Elogio a la dificultad
En Guachené el fútbol se convirtió en un elogio a la dificultad; en una resistencia contra la pobreza y una dolorosa selección darwiniana en que muchos son los llamados y pocos los escogidos.
Un credo que han propagado Aponzá y otros dos entrenadores, Jairo González (49) y Arley Mancilla (48) – el primer jugador profesional de Guachené -, en medio de sus propias carencias.
Los tres se mueven a pie o en bicicleta y aunque trabajan todo el año, el “profe” asegura que el municipio les paga seis u ocho meses. Ahora están preparando a 180 niños y jóvenes, y quizá ninguno termine siendo profesional.
Yerry, por ejemplo, “no tuvo los mejores guayos (botines), no tuvo los mejores uniformes de entrenamientos; no tuvo la mejor hidratación en un entrenamiento. Yerry tomaba el agua con parásitos”, recuerda Aponzá.
Todavía hoy el agua potable es un tema pendiente en Guachené.
En esa época Yerry – abunda en detalles Aponzá – era introvertido y llorón; un niño que de repente se había estirado después de ser un “gordito que no era tan bueno” en el fútbol y que quiso ser arquero.
En sus entrevistas, el colombiano – que pasó por el Palmeiras de Brasil antes de llegar al Barcelona este año – suele recordar sus frecuentes caminatas de 11 km para ir a entrenar o los riesgos que enfrentó cuando se trepaba a camiones en marcha porque no tenía para un pasaje.
“El profe” evoca la fortaleza mental que desarrolló este gigante, que creó una fundación con su nombre para ayudar a los niños de Guachené, y que cuando regresa de vacaciones prefiere ir de copiloto en una moto que movilizarse en un vehículo lujoso.

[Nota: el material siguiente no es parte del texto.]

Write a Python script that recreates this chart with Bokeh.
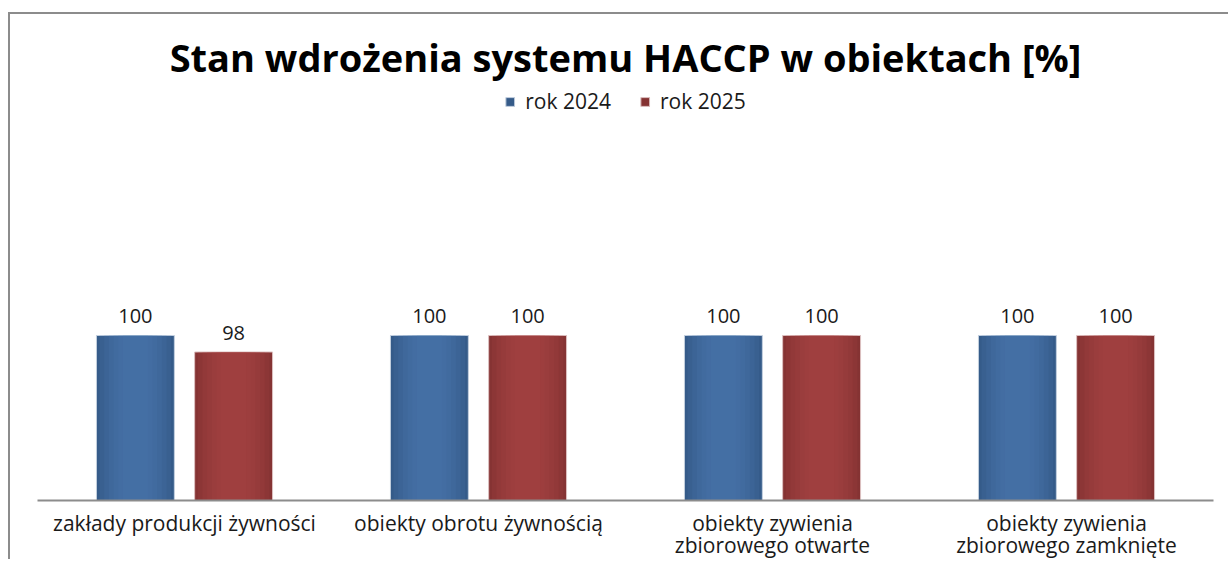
from bokeh.plotting import figure
from bokeh.models import ColumnDataSource, FactorRange, Legend, LegendItem
from bokeh.transform import dodge
from bokeh.core.properties import value
from bokeh.embed import file_html
from bokeh.resources import INLINE

categories = ["zakłady produkcji żywności", "obiekty obrotu żywnością",
              "obiekty zywienia\nzbiorowego otwarte", "obiekty zywienia\nzbiorowego zamknięte"]
series_names = ["rok 2024", "rok 2025"]
values_2024 = [100, 100, 100, 100]
values_2025 = [98, 100, 100, 100]
title_text = "Stan wdrożenia systemu HACCP w obiektach [%]"

FONT = "Open Sans"
W, H = 1220, 547

src = ColumnDataSource(dict(cat=categories, v24=values_2024, v25=values_2025,
                            l24=[str(v) for v in values_2024],
                            l25=[str(v) for v in values_2025]))

p = figure(x_range=FactorRange(*categories, range_padding=0), y_range=(80, 130.3),
           width=W, height=H, output_backend="svg", toolbar_location=None,
           min_border_left=27, min_border_right=17, min_border_bottom=59, min_border_top=71)
p.styles = {"border-left": "2px solid #8c8c8c", "border-top": "2px solid #8c8c8c",
            "margin-top": "12px", "margin-left": "8px"}
p.outline_line_color = None
p.grid.visible = False
p.yaxis.visible = False

p.title.text = title_text
p.title.align = "center"
p.title.text_font = FONT
p.title.text_font_style = "bold"
p.title.text_font_size = "38px"
p.title.text_color = "#000000"
p.title.offset = 0
p.title.standoff = 6

p.xaxis.axis_line_color = "#8c8c8c"
p.xaxis.axis_line_width = 2
p.xaxis.major_tick_line_color = None
p.xaxis.minor_tick_line_color = None
p.xaxis.major_label_text_font = FONT
p.xaxis.major_label_text_font_size = "21px"
p.xaxis.major_label_text_color = "#1a1a1a"
p.xaxis.major_label_standoff = 2
p.xaxis.major_label_text_line_height = 0.8

OFF = 0.167
BW = 0.265
specs = [("v24", "l24", -OFF, "#355b89", "#4a79b0", "#c4d0df"),
         ("v25", "l25", OFF, "#853333", "#ab4644", "#dcc0c0")]
renderers = []
for col, lab, off, dark, light, edge in specs:
    xs = dodge("cat", off, range=p.x_range)
    r = p.vbar(x=xs, top=col, bottom=80, width=BW, source=src,
               fill_color=dark, line_color=edge, line_width=1)
    renderers.append(r)
    for f in (0.92, 0.8, 0.68, 0.56, 0.44, 0.32):
        p.vbar(x=xs, top=col, bottom=80, width=BW * f, source=src,
               fill_color=light, fill_alpha=0.2, line_color=None)
    p.text(x=xs, y=col, text=lab, source=src, text_align="center", text_baseline="bottom",
           y_offset=-12, text_font=value(FONT), text_font_size="20px", text_color="#1a1a1a")

legend = Legend(items=[LegendItem(label=series_names[0], renderers=[renderers[0]]),
                       LegendItem(label=series_names[1], renderers=[renderers[1]])],
                location="top_center", orientation="horizontal")
legend.border_line_color = None
legend.background_fill_alpha = 0
legend.label_text_font = FONT
legend.label_text_font_size = "21px"
legend.label_text_color = "#1a1a1a"
legend.glyph_width = 11
legend.glyph_height = 11
legend.spacing = 28
legend.label_standoff = 10
legend.margin = 2
legend.padding = 2
p.add_layout(legend)

open("out.html", "w").write(file_html(p, INLINE))
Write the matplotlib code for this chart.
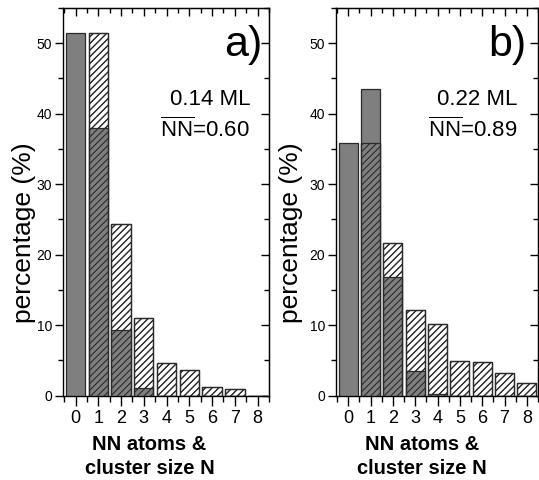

“Jugar fútbol acá es muy fácil, el problema es llegar a ser futbolista”, recalca Aponzá.
Aun así se enorgullece de que en el pequeño Guachené hayan salido 18 jugadores profesionales, muchos de ellos centrales.
Aquí “las dificultades nos hacen fuertes”, afirma Mancilla. Y para los negros, que históricamente han padecido con más rigor la violencia y la pobreza en Colombia, el fútbol sigue siendo la opción privilegiada para acortar distancias.
Como no todos pueden ingresar a la universidad “porque no había recursos (…), le damos gracias a Dios que el fútbol hoy es una profesión bien pagada”, agrega.
Una opción que se multiplicaría – enfatizan ambos entrenadores – si por lo menos en Guachené hubiera un polideportivo, unos arcos portátiles y más balones.